Ia juga mengkritik kebijakan mantan Presiden AS Donald Trump dan Wakil Presiden Kamala Harris, dan mengatakan umat Katolik AS harus "memilih yang lebih baik" saat mereka memberikan suara pada bulan November, tanpa menjelaskan lebih lanjut.
Paus Fransiskus juga mengatakan kesepakatan Vatikan dengan Tiongkok mengenai pengangkatan uskup Katolik di negara komunis itu menunjukkan hasil yang baik, yang mengindikasikan kesepakatan tersebut hampir pasti akan diperpanjang ketika diperbarui pada musim gugur ini.
Paus mengatakan hasil kesepakatan 2018, di mana Tiongkok mendapat masukan dalam pemilihan uskup Katolik, "baik".
"Saya senang dengan dialog dengan Tiongkok," kata Paus.
"Kami bekerja dengan niat baik."
Umat Katolik konservatif mengkritik keras perjanjian itu karena menyerahkan terlalu banyak kendali kepada China.
Vatikan mengatakan perjanjian itu menyelesaikan perpecahan selama puluhan tahun antara gereja bawah tanah yang bersumpah setia kepada Vatikan dan Asosiasi Patriotik Katolik yang diawasi negara.
Kesepakatan itu tidak pernah dipublikasikan, tetapi hanya dijelaskan oleh pejabat diplomatik.
Vatikan mengatakan Paus memegang kekuasaan pengambilan keputusan akhir dalam penunjukan uskup Tiongkok.
Paus juga dengan tegas membantah laporan media Prancis yang menyebutkan bahwa ia akan pergi ke Paris pada bulan Desember untuk menghadiri pembukaan kembali Katedral Notre-Dame.
Fransiskus berkata: "Saya tidak akan pergi ke Paris".
Sebuah media kecil Prancis melaporkan bahwa Paus akan menghadiri upacara pembukaan kembali katedral yang direncanakan pada 8 Desember, lima tahun setelah kebakaran yang dahsyat.
Paus juga mengatakan pada hari Jumat bahwa ia masih mempertimbangkan apakah akan bepergian tahun ini ke Argentina, negara asalnya.
"Saya ingin pergi," kata Fransiskus, yang merupakan paus pertama dari Benua Amerika dan sebelum menjadi Paus menjabat sebagai Uskup Agung Buenos Aires.
"Namun, belum diputuskan. Ada beberapa hal yang harus diselesaikan terlebih dahulu."
Paus mengatakan bahwa jika ia pergi ke Argentina, ia ingin singgah di Kepulauan Canary, wilayah otonomi Spanyol di lepas pantai Afrika barat laut, dalam perjalanan dari Roma.

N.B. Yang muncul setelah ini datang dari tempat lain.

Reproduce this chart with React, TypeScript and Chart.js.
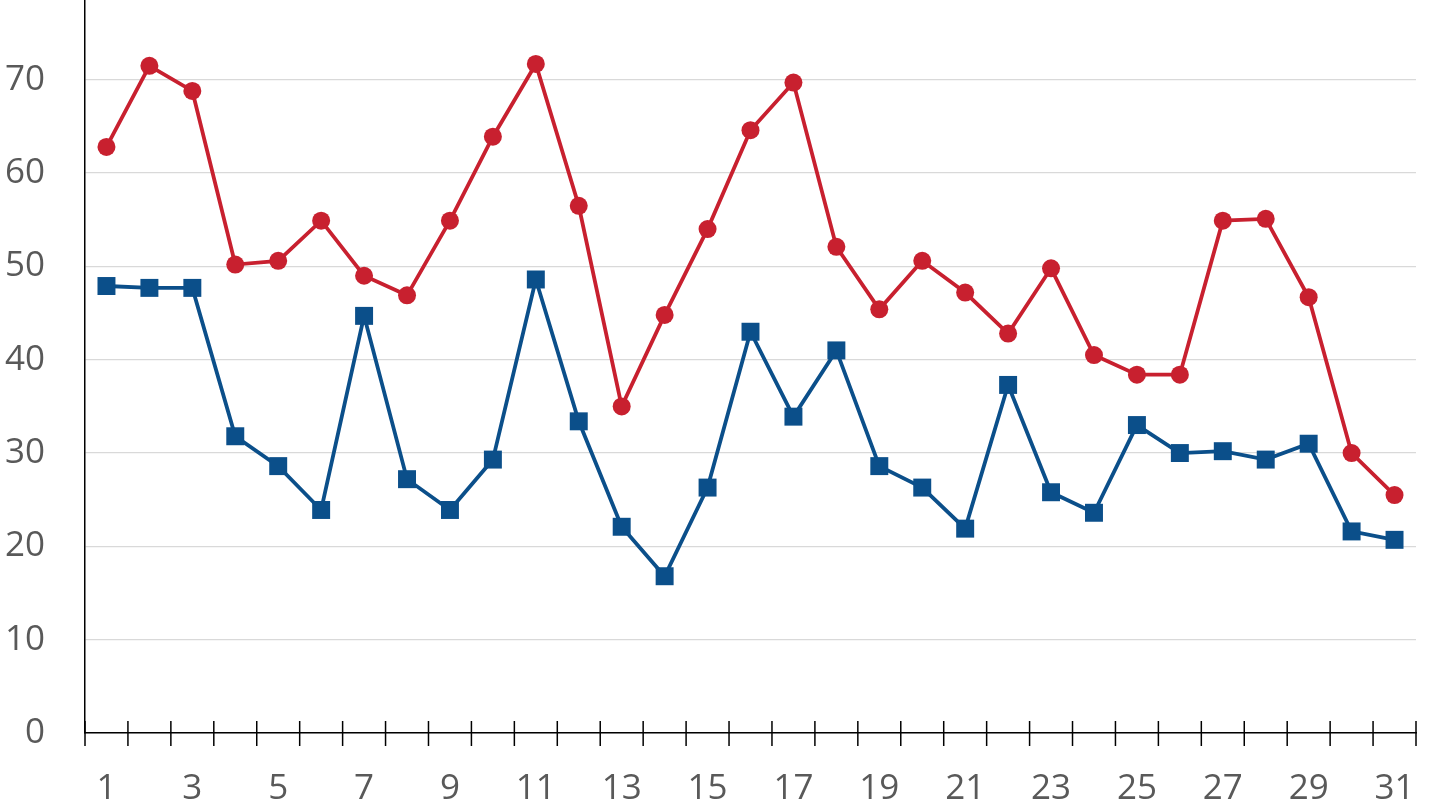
import React, { useEffect, useRef } from "react";
import { Chart, registerables } from "chart.js";

Chart.register(...registerables);

const categories: string[] = Array.from({ length: 31 }, (_, i) => String(i + 1));

const redSeries: number[] = [
  62.8, 71.5, 68.8, 50.2, 50.6, 54.9, 49.0, 46.9, 54.9, 63.9, 71.7, 56.5, 35.0, 44.8, 54.0, 64.6,
  69.7, 52.1, 45.4, 50.6, 47.2, 42.8, 49.8, 40.5, 38.4, 38.4, 54.9, 55.1, 46.7, 30.0, 25.5,
];

const blueSeries: number[] = [
  47.9, 47.7, 47.7, 31.8, 28.6, 23.9, 44.7, 27.2, 23.9, 29.3, 48.6, 33.4, 22.1, 16.8, 26.3, 43.0,
  33.9, 41.0, 28.6, 26.3, 21.9, 37.3, 25.8, 23.6, 33.0, 30.0, 30.2, 29.3, 31.0, 21.6, 20.7,
];

const yTickValues: number[] = [0, 10, 20, 30, 40, 50, 60, 70];

const RED = "#C8202F";
const BLUE = "#0B4F8A";
const TEXT = "#595959";
const FONT = "'Open Sans', 'Noto Sans', sans-serif";

const crossTicks = {
  id: "crossTicks",
  afterDraw(chart: any) {
    const x = chart.scales.x;
    const ctx = chart.ctx;
    const bottom = chart.chartArea.bottom;
    ctx.save();
    ctx.strokeStyle = "#000";
    ctx.lineWidth = 1.5;
    for (let i = 0; i <= categories.length; i++) {
      const px = x.getPixelForValue(i - 0.5);
      ctx.beginPath();
      ctx.moveTo(px, bottom - 12);
      ctx.lineTo(px, bottom + 13);
      ctx.stroke();
    }
    ctx.restore();
  },
};

export default function App() {
  const ref = useRef<HTMLCanvasElement | null>(null);

  useEffect(() => {
    if (!ref.current) return;
    const chart = new Chart(ref.current, {
      type: "line",
      data: {
        labels: categories,
        datasets: [
          {
            label: "Red",
            data: redSeries,
            borderColor: RED,
            backgroundColor: RED,
            borderWidth: 3.8,
            pointStyle: "circle",
            pointRadius: 9,
            pointBorderWidth: 0,
            pointBackgroundColor: RED,
            tension: 0,
            clip: false,
          },
          {
            label: "Blue",
            data: blueSeries,
            borderColor: BLUE,
            backgroundColor: BLUE,
            borderWidth: 3.8,
            pointStyle: "rect",
            pointRadius: 12.7,
            pointBorderWidth: 0,
            pointBackgroundColor: BLUE,
            tension: 0,
            clip: false,
          },
        ],
      },
      options: {
        animation: false,
        responsive: false,
        maintainAspectRatio: false,
        layout: { autoPadding: false, padding: { top: 0, right: 13, left: 0, bottom: 0 } },
        plugins: {
          legend: { display: false },
          tooltip: { enabled: false },
        },
        scales: {
          x: {
            type: "category",
            offset: true,
            grid: { display: false },
            border: { display: true, color: "#000", width: 1.5 },
            ticks: {
              autoSkip: false,
              maxRotation: 0,
              padding: 27,
              color: TEXT,
              font: { family: FONT, size: 35 },
              callback: (_v: any, i: number) => (i % 2 === 0 ? categories[i] : ""),
            },
            afterFit: (s: any) => {
              s.height = 73;
              s.paddingLeft = 0;
              s.paddingRight = 0;
              s.paddingTop = 0;
              s.paddingBottom = 0;
            },
          },
          y: {
            min: 0,
            max: 78.55,
            grid: { color: "#D9D9D9", lineWidth: 1.3, drawTicks: false },
            border: { display: true, color: "#000", width: 1.5 },
            ticks: {
              stepSize: 10,
              includeBounds: false,
              padding: 40,
              color: TEXT,
              font: { family: FONT, size: 35 },
              callback: (v: any) => (yTickValues.includes(Number(v)) ? String(v) : ""),
            },
            afterFit: (s: any) => {
              s.width = 85;
              s.paddingLeft = 0;
              s.paddingRight = 0;
              s.paddingTop = 0;
              s.paddingBottom = 0;
            },
          },
        },
      },
      plugins: [crossTicks],
    });
    return () => chart.destroy();
  }, []);

  return (
    <div style={{ position: "fixed", left: 0, top: 0, width: 1429, height: 806, background: "#fff" }}>
      <canvas ref={ref} width={1429} height={806} style={{ width: 1429, height: 806, display: "block" }} />
    </div>
  );
}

Wilayah ini telah menjadi tujuan yang semakin populer bagi para migran yang berani menyeberangi Atlantik untuk mencoba mencapai Eropa.
Kepedulian terhadap para migran telah menjadi tema utama selama 11 tahun masa kepausan Fransiskus. Ia melakukan kunjungan pertamanya sebagai paus ke Pulau Lampedusa di Italia, dan juga menghadapi gelombang migran.
"Ada situasi di sana dengan para migran, yang datang melalui laut," katanya tentang Kepulauan Canary.
"Dan saya ingin dekat dengan pemerintah dan rakyat."
Fransiskus juga ditanya tentang pelecehan seksual oleh pendeta Katolik, dan kasus seorang pendeta Prancis, yang dikenal sebagai Abbe Pierre, yang telah lama dipuji karena karyanya terhadap para tunawisma tetapi kemudian terungkap telah dituduh melakukan kekerasan seksual terhadap sedikitnya tujuh wanita.
Ia meninggal pada tahun 2007.
Organisasi yang didirikan Pierre, Emmaus, mengungkapkan 17 kesaksian tambahan terhadap mendiang pendeta tersebut pada 6 September.
Paus mengatakan dia tidak tahu kapan Vatikan pertama kali mengetahui tuduhan tersebut. "Tentu saja, setelah kematiannya, tentu saja," kata Fransiskus.
"Tetapi sebelum (kematiannya), saya tidak tahu."